▸ **Request**:
Give the listing again character for character, but drop the images.

— BEGIN —

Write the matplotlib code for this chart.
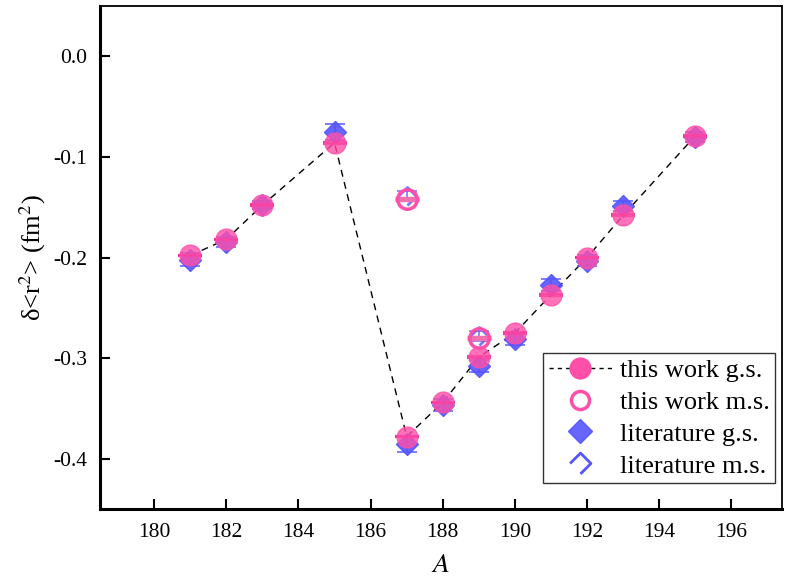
import numpy as np
import matplotlib.pyplot as plt
from matplotlib.path import Path

plt.rcParams['font.family'] = ['Liberation Serif', 'DejaVu Serif']
plt.rcParams['mathtext.fontset'] = 'stix'

# this work, ground states
A_gs = [181, 182, 183, 185, 187, 188, 189, 190, 191, 192, 193, 195]
tw_gs = [-0.198, -0.182, -0.148, -0.086, -0.378, -0.344, -0.299, -0.275, -0.237, -0.200, -0.158, -0.079]
tw_gs_err = [0.0008] * 12

# this work, metastable states
A_ms = [187, 189]
tw_ms = [-0.142, -0.280]
tw_ms_err = [0.0008, 0.0008]

# literature
lit_gs = [-0.202, -0.185, -0.148, -0.075, -0.385, -0.347, -0.308, -0.281, -0.227, -0.203, -0.149, -0.080]
lit_gs_err = [0.006, 0.005, 0.004, 0.008, 0.008, 0.006, 0.006, 0.006, 0.006, 0.005, 0.005, 0.005]
lit_ms = [-0.139, -0.278]
lit_ms_err = [0.005, 0.005]

pink = '#ff4fa8'
blue = '#5555ff'

# open diamond with one side missing (as in the legend)
half_diamond = Path([(-0.5, 0), (0, 0.5), (0.5, 0), (0, -0.5)],
                    [Path.MOVETO, Path.LINETO, Path.LINETO, Path.LINETO])

fig = plt.figure(figsize=(7.86, 5.82), dpi=100)
ax = fig.add_axes([0.1272, 0.1254, 0.8677, 0.8643])

ax.errorbar(A_gs, lit_gs, yerr=lit_gs_err, fmt='D', ms=11, color=blue, alpha=0.9,
            ecolor=blue, capsize=7, elinewidth=1.2, capthick=1.2, zorder=2)
ax.errorbar(A_ms, lit_ms, yerr=lit_ms_err, fmt='none',
            ecolor=blue, capsize=7, elinewidth=1.2, capthick=1.2, alpha=0.8, zorder=2)
ax.plot(A_ms, lit_ms, ls='none', marker=half_diamond, ms=13, mfc='none', mec=blue, mew=2,
        alpha=0.8, zorder=2)
ax.errorbar(A_gs, tw_gs, yerr=tw_gs_err, fmt='o', ms=15, color=pink, alpha=0.8,
            ecolor='#ee1188', capsize=8.5, elinewidth=1.5, capthick=1.6, zorder=3)
ax.plot(A_gs, tw_gs, '--', color='black', lw=1, dashes=(5, 4), zorder=1)
ax.errorbar(A_ms, tw_ms, yerr=tw_ms_err, fmt='o', ms=14, mfc='none', mec=pink, mew=2.5,
            ecolor='#f070b0', capsize=8.5, elinewidth=1.2, capthick=1.2, zorder=3)

# legend handles
h1, = ax.plot([], [], '--', color='black', lw=1, dashes=(3, 3), marker='o', ms=15,
              mfc=pink, mec=pink)
h2, = ax.plot([], [], 'o', ms=13, mfc='none', mec=pink, mew=2.5)
h3, = ax.plot([], [], 'D', ms=12, color=blue, alpha=0.9)
h4, = ax.plot([], [], ls='none', marker=half_diamond, ms=15, mfc='none', mec=blue, mew=2)
leg = ax.legend([h1, h2, h3, h4],
                ['this work g.s.', 'this work m.s.', 'literature g.s.', 'literature m.s.'],
                loc='lower right', bbox_to_anchor=(0.990, 0.052), fontsize=19, frameon=True,
                fancybox=False, edgecolor='#333333', framealpha=1, borderpad=0.2,
                handlelength=2.4, handletextpad=0.3, labelspacing=0.32, borderaxespad=0)
leg.get_frame().set_linewidth(1)

ax.set_xlim(178.5, 197.4)
ax.set_ylim(-0.45, 0.05)
ax.set_xticks(np.arange(180, 197, 2))
ax.set_yticks([0.0, -0.1, -0.2, -0.3, -0.4])
ax.set_yticklabels(['0.0', '-0.1', '-0.2', '-0.3', '-0.4'])
ax.tick_params(direction='in', length=7, width=1.5, labelsize=15.5, pad=9)
ax.tick_params(axis='x', pad=10)
for s in ['left', 'bottom']:
    ax.spines[s].set_linewidth(2.2)
for s in ['top', 'right']:
    ax.spines[s].set_linewidth(1.3)

ax.set_xlabel('$A$', fontsize=20, labelpad=8)
ax.set_ylabel('δ<r$^{2}$> (fm$^{2}$)', fontsize=19, labelpad=4)

fig.savefig('out.png', dpi=100)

— END —

▸ **Full output**:
Write the matplotlib code for this chart.
import numpy as np
import matplotlib.pyplot as plt
from matplotlib.path import Path

plt.rcParams['font.family'] = ['Liberation Serif', 'DejaVu Serif']
plt.rcParams['mathtext.fontset'] = 'stix'

# this work, ground states
A_gs = [181, 182, 183, 185, 187, 188, 189, 190, 191, 192, 193, 195]
tw_gs = [-0.198, -0.182, -0.148, -0.086, -0.378, -0.344, -0.299, -0.275, -0.237, -0.200, -0.158, -0.079]
tw_gs_err = [0.0008] * 12

# this work, metastable states
A_ms = [187, 189]
tw_ms = [-0.142, -0.280]
tw_ms_err = [0.0008, 0.0008]

# literature
lit_gs = [-0.202, -0.185, -0.148, -0.075, -0.385, -0.347, -0.308, -0.281, -0.227, -0.203, -0.149, -0.080]
lit_gs_err = [0.006, 0.005, 0.004, 0.008, 0.008, 0.006, 0.006, 0.006, 0.006, 0.005, 0.005, 0.005]
lit_ms = [-0.139, -0.278]
lit_ms_err = [0.005, 0.005]

pink = '#ff4fa8'
blue = '#5555ff'

# open diamond with one side missing (as in the legend)
half_diamond = Path([(-0.5, 0), (0, 0.5), (0.5, 0), (0, -0.5)],
                    [Path.MOVETO, Path.LINETO, Path.LINETO, Path.LINETO])

fig = plt.figure(figsize=(7.86, 5.82), dpi=100)
ax = fig.add_axes([0.1272, 0.1254, 0.8677, 0.8643])

ax.errorbar(A_gs, lit_gs, yerr=lit_gs_err, fmt='D', ms=11, color=blue, alpha=0.9,
            ecolor=blue, capsize=7, elinewidth=1.2, capthick=1.2, zorder=2)
ax.errorbar(A_ms, lit_ms, yerr=lit_ms_err, fmt='none',
            ecolor=blue, capsize=7, elinewidth=1.2, capthick=1.2, alpha=0.8, zorder=2)
ax.plot(A_ms, lit_ms, ls='none', marker=half_diamond, ms=13, mfc='none', mec=blue, mew=2,
        alpha=0.8, zorder=2)
ax.errorbar(A_gs, tw_gs, yerr=tw_gs_err, fmt='o', ms=15, color=pink, alpha=0.8,
            ecolor='#ee1188', capsize=8.5, elinewidth=1.5, capthick=1.6, zorder=3)
ax.plot(A_gs, tw_gs, '--', color='black', lw=1, dashes=(5, 4), zorder=1)
ax.errorbar(A_ms, tw_ms, yerr=tw_ms_err, fmt='o', ms=14, mfc='none', mec=pink, mew=2.5,
            ecolor='#f070b0', capsize=8.5, elinewidth=1.2, capthick=1.2, zorder=3)

# legend handles
h1, = ax.plot([], [], '--', color='black', lw=1, dashes=(3, 3), marker='o', ms=15,
              mfc=pink, mec=pink)
h2, = ax.plot([], [], 'o', ms=13, mfc='none', mec=pink, mew=2.5)
h3, = ax.plot([], [], 'D', ms=12, color=blue, alpha=0.9)
h4, = ax.plot([], [], ls='none', marker=half_diamond, ms=15, mfc='none', mec=blue, mew=2)
leg = ax.legend([h1, h2, h3, h4],
                ['this work g.s.', 'this work m.s.', 'literature g.s.', 'literature m.s.'],
                loc='lower right', bbox_to_anchor=(0.990, 0.052), fontsize=19, frameon=True,
                fancybox=False, edgecolor='#333333', framealpha=1, borderpad=0.2,
                handlelength=2.4, handletextpad=0.3, labelspacing=0.32, borderaxespad=0)
leg.get_frame().set_linewidth(1)

ax.set_xlim(178.5, 197.4)
ax.set_ylim(-0.45, 0.05)
ax.set_xticks(np.arange(180, 197, 2))
ax.set_yticks([0.0, -0.1, -0.2, -0.3, -0.4])
ax.set_yticklabels(['0.0', '-0.1', '-0.2', '-0.3', '-0.4'])
ax.tick_params(direction='in', length=7, width=1.5, labelsize=15.5, pad=9)
ax.tick_params(axis='x', pad=10)
for s in ['left', 'bottom']:
    ax.spines[s].set_linewidth(2.2)
for s in ['top', 'right']:
    ax.spines[s].set_linewidth(1.3)

ax.set_xlabel('$A$', fontsize=20, labelpad=8)
ax.set_ylabel('δ<r$^{2}$> (fm$^{2}$)', fontsize=19, labelpad=4)

fig.savefig('out.png', dpi=100)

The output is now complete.